** Job **
Set down the data below from its first line to the line holding "import pandas as pd", inclusive; omit all pictures.

** Raw data **
• • • • • • •

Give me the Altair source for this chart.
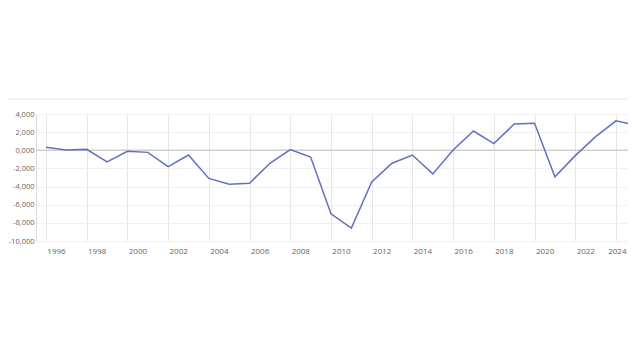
import altair as alt
import pandas as pd

years = list(range(1996, 2026))
values = [0.33, 0.03, 0.10, -1.29, -0.12, -0.23, -1.80, -0.52, -3.10, -3.74,
          -3.63, -1.43, 0.07, -0.74, -7.00, -8.57, -3.48, -1.43, -0.52, -2.60,
          0.03, 2.12, 0.73, 2.89, 2.97, -2.93, -0.59, 1.50, 3.25, 2.75]
x_ticks = list(range(1996, 2025, 2))
y_ticks = [-10, -8, -6, -4, -2, 0, 2, 4]

df = pd.DataFrame({"year": years, "value": values})

W, H = 592, 127

x_scale = alt.Scale(domain=[1995.51, 2024.59], nice=False, zero=False)
y_scale = alt.Scale(domain=[-10, 4], nice=False, zero=False)

y_axis = alt.Axis(values=y_ticks, title=None,
                  labelExpr="(datum.value < 0 ? '-' : '') + replace(format(abs(datum.value), '.3f'), '.', ',')")

zero = alt.Chart(pd.DataFrame({"z": [0]})).mark_rule(color="#d0d0d0", strokeWidth=1.5).encode(
    y=alt.Y("z:Q", scale=y_scale, axis=y_axis)
)

line = alt.Chart(df).mark_line(color="#6370c2", strokeWidth=1.5).encode(
    x=alt.X("year:Q", scale=x_scale,
            axis=alt.Axis(values=x_ticks, format="d", title=None,
                          labelAlign={"condition": {"test": "datum.value == 2024", "value": "right"},
                                      "value": "center"})),
    y=alt.Y("value:Q", scale=y_scale, axis=y_axis),
)

sep = alt.Chart(pd.DataFrame({"s": [0]})).mark_rule(color="#e8e8e8", strokeWidth=1).encode(
    x=alt.value(-40), x2=alt.value(W), y=alt.value(-15)
)

chart = alt.layer(zero, line, sep).properties(
    width=W, height=H,
    autosize=alt.AutoSizeParams(type="none"),
    padding={"left": 28, "top": 106, "right": 0, "bottom": 30},
).configure_view(
    stroke=None
).configure_axisX(
    grid=True, gridColor="#e6e6e6", domain=False, ticks=False,
    labelOverlap=False, labelFlush=False, labelOffset=10, labelPadding=6,
    labelFontSize=8, labelColor="#666666", labelFont="Open Sans"
).configure_axisY(
    grid=True, gridColor="#f0f0f0", domain=True, domainColor="#dddddd",
    ticks=False, labelPadding=2, labelFontSize=7.5, labelOverlap=False,
    labelFlush=False, labelColor="#666666", labelFont="Open Sans"
)

chart.save("out.html", embed_options={"renderer": "svg", "actions": False})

• • • • • • •

** Solution to this exercise **
Give me the Altair source for this chart.
import altair as alt
import pandas as pd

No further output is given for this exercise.